Stated problem: Leave out the pictures and set down exactly the lines from the start of the listing through the one with "const RUG = '#1b1b26';", both included.

Collected material:
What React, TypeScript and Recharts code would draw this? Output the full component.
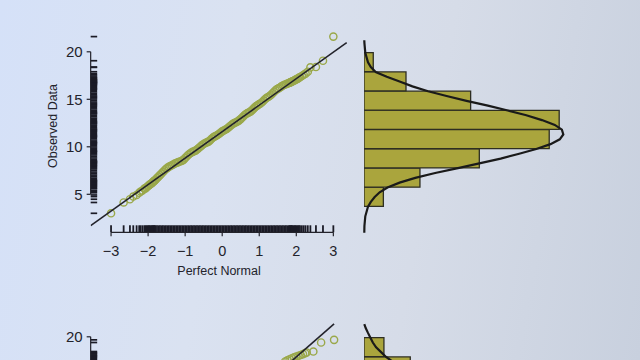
import React from 'react';
import { ComposedChart, Scatter, XAxis, YAxis, Bar } from 'recharts';

const FONT = '"Liberation Sans", Arial, Helvetica, sans-serif';
const INK = '#23232b';
const POINT = '#9aa84a';
const BAR_FILL = '#aaa53d';
const BAR_EDGE = '#2e2e22';
const RUG = '#1b1b26';

// ---------- axis ticks / categories ----------
const xTicks = [-3, -2, -1, 0, 1, 2, 3];
const yTicks = [5, 10, 15, 20];
const yTicksCut = [20];
const binLabels = ['0-2', '2-4', '4-6', '6-8', '8-10', '10-12', '12-14', '14-16', '16-18', '18-20', '20-22'];

// ---------- top panel ----------
const normalQuantiles1 = [
  -3.0, -2.66, -2.49, -2.4, -2.31, -2.24, -2.2, -2.15, -2.1, -2.07, -2.04, -2.01, -1.98, -1.96, -1.93, -1.9, -1.88, -1.86, -1.84, -1.82,
  -1.8, -1.76, -1.72, -1.68, -1.64, -1.6, -1.56, -1.52, -1.48, -1.44,
  -1.4, -1.36, -1.32, -1.28, -1.24, -1.2, -1.16, -1.12, -1.08, -1.04,
  -1.0, -0.96, -0.92, -0.88, -0.84, -0.8, -0.76, -0.72, -0.68, -0.64,
  -0.6, -0.56, -0.52, -0.48, -0.44, -0.4, -0.36, -0.32, -0.28, -0.24,
  -0.2, -0.16, -0.12, -0.08, -0.04, 0.0, 0.04, 0.08, 0.12, 0.16,
  0.2, 0.24, 0.28, 0.32, 0.36, 0.4, 0.44, 0.48, 0.52, 0.56,
  0.6, 0.64, 0.68, 0.72, 0.76, 0.8, 0.84, 0.88, 0.92, 0.96,
  1.0, 1.04, 1.08, 1.12, 1.16, 1.2, 1.24, 1.28, 1.32, 1.36,
  1.4, 1.44, 1.48, 1.52, 1.56, 1.6, 1.64, 1.68, 1.72, 1.76,
  1.8,
  1.82, 1.84, 1.86, 1.88, 1.9, 1.93, 1.96, 1.98, 2.01, 2.04, 2.07, 2.1, 2.15, 2.2, 2.25, 2.31, 2.38, 2.53, 2.72, 3.0,
];
const observed1 = [
  3.0, 4.14, 4.48, 4.76, 4.93, 5.16, 5.3, 5.4, 5.6, 5.62, 5.74, 5.85, 5.92, 6.02, 6.08, 6.18, 6.25, 6.33, 6.4, 6.47,
  6.54, 6.7, 6.86, 7.02, 7.18, 7.34, 7.51, 7.67, 7.78, 7.89,
  7.98, 8.06, 8.14, 8.24, 8.3, 8.36, 8.42, 8.48, 8.54, 8.65,
  8.82, 8.98, 9.14, 9.27, 9.38, 9.47, 9.53, 9.6, 9.71, 9.84,
  9.98, 10.12, 10.25, 10.34, 10.42, 10.49, 10.57, 10.71, 10.87, 11.01,
  11.1, 11.17, 11.27, 11.38, 11.51, 11.62, 11.71, 11.79, 11.88, 12.0,
  12.14, 12.27, 12.4, 12.49, 12.56, 12.63, 12.73, 12.86, 13.0, 13.16,
  13.32, 13.46, 13.54, 13.61, 13.7, 13.83, 13.99, 14.15, 14.28, 14.39,
  14.49, 14.58, 14.71, 14.87, 15.03, 15.16, 15.25, 15.35, 15.48, 15.64,
  15.8, 15.96, 16.07, 16.15, 16.24, 16.36, 16.45, 16.53, 16.59, 16.65,
  16.71,
  16.74, 16.78, 16.82, 16.86, 16.9, 16.96, 17.02, 17.06, 17.12, 17.18, 17.26, 17.33, 17.45, 17.58, 17.7, 17.9, 18.36, 18.4, 19.06, 21.6,
];
const fitX1 = [-3.55, 3.36];
const fitY1 = [1.71, 20.96];
const binDensity1 = [0, 0, 0.0136, 0.0393, 0.081, 0.1301, 0.1371, 0.0749, 0.0295, 0.0065, 0];
const curveValue1 = [1.3, 2, 3, 4, 4.5, 5, 5.5, 6, 6.5, 7, 7.5, 8, 8.5, 9, 9.5, 10, 10.5, 11, 11.5, 12, 12.5, 13, 13.5, 14, 14.5, 15, 15.5, 16, 16.5, 17, 17.5, 18, 18.5, 19, 20, 21, 21.3];
const curveDensity1 = [0.0002, 0.0003, 0.0009, 0.0028, 0.0048, 0.0075, 0.011, 0.0165, 0.025, 0.036, 0.05, 0.066, 0.081, 0.096, 0.109, 0.121, 0.131, 0.1375, 0.14, 0.139, 0.134, 0.125, 0.114, 0.101, 0.087, 0.072, 0.058, 0.045, 0.034, 0.025, 0.016, 0.0082, 0.0048, 0.0028, 0.0009, 0.0003, 0.0002];

// ---------- second panel (cut off at the bottom of the picture) ----------
const normalQuantiles2 = [1.7, 1.76, 1.82, 1.88, 1.94, 2.0, 2.06, 2.12, 2.18, 2.24, 2.28, 2.46, 2.67, 3.02];
const observed2 = [17.4, 17.52, 17.63, 17.74, 17.84, 17.93, 18.0, 18.08, 18.18, 18.28, 18.35, 18.45, 19.4, 19.68];
const fitX2 = [1.0, 3.02];
const fitY2 = [14.46, 21.37];
const binDensity2 = [0, 0.02, 0.05, 0.08, 0.1, 0.11, 0.1, 0.07, 0.0325, 0.014, 0];
const curveValue2 = [14, 15, 16, 17, 18, 18.5, 19, 19.5, 20, 20.5, 21, 21.4];
const curveDensity2 = [0.068, 0.052, 0.038, 0.025, 0.0155, 0.012, 0.0085, 0.0062, 0.0045, 0.0028, 0.0012, 0.0002];

// ---------- layout ----------
const W = 640;
const H = 360;
const QQ = { left: 90.67, right: 348.17, top: 28.05, bottom: 232.3 };
const QQ_X: [number, number] = [-3.55, 3.4];
const QQ_Y: [number, number] = [1, 22.5];
const XAX = { left: 111.05, right: 333.35 };
const YAX = { top: 51.8, bottom: 194.3 };
const HIST = { left: 364, right: 580.4, top: 33.45, bottom: 245.2 };
const HIST_X: [number, number] = [0, 0.152];
const HIST_Y: [number, number] = [0, 22];
const RUG_X_LEN = 7;
const RUG_Y_LEN = 6.5;

const fmt = (v: number) => (v < 0 ? `\u2212${Math.abs(v)}` : String(v));
const abs = { position: 'absolute' as const, left: 0, top: 0 };
const inkLine = { stroke: INK, strokeWidth: 1.2 };
const histMargin = { left: HIST.left, right: W - HIST.right, top: HIST.top, bottom: H - HIST.bottom };

// rug marks drawn as axis ticks (position from the axis scale)
const coordOf = (p: any, fallback: number) =>
  p.payload && typeof p.payload.coordinate === 'number' ? p.payload.coordinate : fallback;
const XRugTick = (p: any) => {
  const c = coordOf(p, p.x);
  return <line x1={c} x2={c} y1={QQ.bottom - RUG_X_LEN} y2={QQ.bottom} stroke={RUG} strokeWidth={1.8} />;
};
const YRugTick = (p: any) => {
  const c = coordOf(p, p.y);
  return <line x1={QQ.left} x2={QQ.left + RUG_Y_LEN} y1={c} y2={c} stroke={RUG} strokeWidth={1.7} />;
};

function Panel(props: {
  top: number;
  quantiles: number[];
  observed: number[];
  fitX: number[];
  fitY: number[];
  density: number[];
  curveV: number[];
  curveD: number[];
  yTickValues: number[];
  full: boolean;
}) {
  const { top, quantiles, observed, fitX, fitY, density, curveV, curveD, yTickValues, full } = props;
  const points = quantiles.map((x, i) => ({ x, y: observed[i] }));
  const fit = fitX.map((x, i) => ({ x, y: fitY[i] }));
  const bins = binLabels.map((bin, i) => ({ bin, d: density[i] }));
  const curve = curveV.map((v, i) => ({ v, d: curveD[i] }));
  return (
    <div style={{ position: 'absolute', left: 0, top, width: W, height: H }}>
      {/* QQ points, fitted line and rugs */}
      <div style={abs}>
        <ComposedChart
          width={W}
          height={H}
          margin={{ left: QQ.left, right: W - QQ.right, top: QQ.top, bottom: H - QQ.bottom }}
        >
          <XAxis
            type="number"
            dataKey="x"
            domain={QQ_X}
            allowDataOverflow
            mirror
            ticks={quantiles}
            interval={0}
            tick={XRugTick}
            axisLine={false}
            tickLine={false}
          />
          <YAxis
            type="number"
            dataKey="y"
            domain={QQ_Y}
            allowDataOverflow
            mirror
            ticks={observed}
            interval={0}
            tick={YRugTick}
            axisLine={false}
            tickLine={false}
          />
          <Scatter
            data={points}
            isAnimationActive={false}
            shape={(p: any) => (
              <circle cx={p.cx} cy={p.cy} r={3.6} fill="none" stroke={POINT} strokeWidth={1.4} />
            )}
          />
          <Scatter
            data={fit}
            isAnimationActive={false}
            line={{ stroke: INK, strokeWidth: 1.6 }}
            lineType="joint"
            shape={() => <g />}
          />
        </ComposedChart>
      </div>

      {/* x axis (vertical layout so the number axis is a value axis) */}
      {full && (
        <div style={abs}>
          <ComposedChart
            layout="vertical"
            width={W}
            height={H}
            margin={{ left: XAX.left, right: W - XAX.right, top: 0, bottom: H - QQ.bottom - 30 }}
          >
            <XAxis
              type="number"
              domain={[-3, 3]}
              allowDataOverflow
              ticks={xTicks}
              interval={0}
              height={30}
              tickSize={4}
              tickMargin={9}
              axisLine={inkLine}
              tickLine={inkLine}
              tick={{ fill: INK, fontSize: 14.5, fontFamily: FONT }}
              tickFormatter={fmt}
            />
            <YAxis hide type="category" />
          </ComposedChart>
        </div>
      )}

      {/* y axis */}
      <div style={abs}>
        <ComposedChart
          width={W}
          height={H}
          margin={{ left: QQ.left - 40, right: 0, top: YAX.top, bottom: H - YAX.bottom }}
        >
          <XAxis hide type="number" domain={[0, 1]} allowDataOverflow />
          <YAxis
            type="number"
            domain={[5, 20]}
            allowDataOverflow
            ticks={yTickValues}
            interval={0}
            width={40}
            tickSize={4}
            tickMargin={4}
            axisLine={inkLine}
            tickLine={inkLine}
            tick={{ fill: INK, fontSize: 15, fontFamily: FONT }}
          />
        </ComposedChart>
      </div>

      {/* histogram bars */}
      <div style={abs}>
        <ComposedChart
          layout="vertical"
          width={W}
          height={H}
          data={bins}
          barCategoryGap={0}
          barGap={0}
          margin={histMargin}
        >
          <XAxis type="number" hide domain={HIST_X} allowDataOverflow />
          <YAxis type="category" dataKey="bin" hide reversed />
          <Bar dataKey="d" fill={BAR_FILL} stroke={BAR_EDGE} strokeWidth={1.3} isAnimationActive={false} />
        </ComposedChart>
      </div>

      {/* density curve */}
      <div style={abs}>
        <ComposedChart width={W} height={H} margin={histMargin}>
          <XAxis type="number" dataKey="d" hide domain={HIST_X} />
          <YAxis type="number" dataKey="v" hide domain={HIST_Y} />
          <Scatter
            data={curve}
            isAnimationActive={false}
            line={{ stroke: '#1a1a1a', strokeWidth: 2.2 }}
            lineType="joint"
            shape={() => <g />}
          />
        </ComposedChart>
      </div>

      {full && (
        <div
          style={{
            position: 'absolute',
            left: 53,
            top: 126,
            transform: 'translate(-50%, -50%) rotate(-90deg)',
            fontFamily: FONT,
            fontSize: 12.5,
            color: INK,
            whiteSpace: 'nowrap',
            lineHeight: 1,
          }}
        >
          Observed Data
        </div>
      )}
      {full && (
        <div
          style={{
            position: 'absolute',
            left: 219,
            top: 270.7,
            transform: 'translate(-50%, -50%)',
            fontFamily: FONT,
            fontSize: 12.5,
            color: INK,
            whiteSpace: 'nowrap',
            lineHeight: 1,
          }}
        >
          Perfect Normal
        </div>
      )}
    </div>
  );
}

export default function App() {
  return (
    <div
      style={{
        position: 'absolute',
        left: 0,
        top: 0,
        width: W,
        height: H,
        overflow: 'hidden',
        background: 'linear-gradient(100deg, #d5e1f8 0%, #dae2f1 35%, #d6dce8 65%, #c8d0de 100%)',
      }}
    >
      <Panel
        top={0}
        quantiles={normalQuantiles1}
        observed={observed1}
        fitX={fitX1}
        fitY={fitY1}
        density={binDensity1}
        curveV={curveValue1}
        curveD={curveDensity1}
        yTickValues={yTicks}
        full
      />
      <Panel
        top={285}
        quantiles={normalQuantiles2}
        observed={observed2}
        fitX={fitX2}
        fitY={fitY2}
        density={binDensity2}
        curveV={curveValue2}
        curveD={curveDensity2}
        yTickValues={yTicksCut}
        full={false}
      />
    </div>
  );
}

Exercise response:
What React, TypeScript and Recharts code would draw this? Output the full component.
import React from 'react';
import { ComposedChart, Scatter, XAxis, YAxis, Bar } from 'recharts';

const FONT = '"Liberation Sans", Arial, Helvetica, sans-serif';
const INK = '#23232b';
const POINT = '#9aa84a';
const BAR_FILL = '#aaa53d';
const BAR_EDGE = '#2e2e22';
const RUG = '#1b1b26';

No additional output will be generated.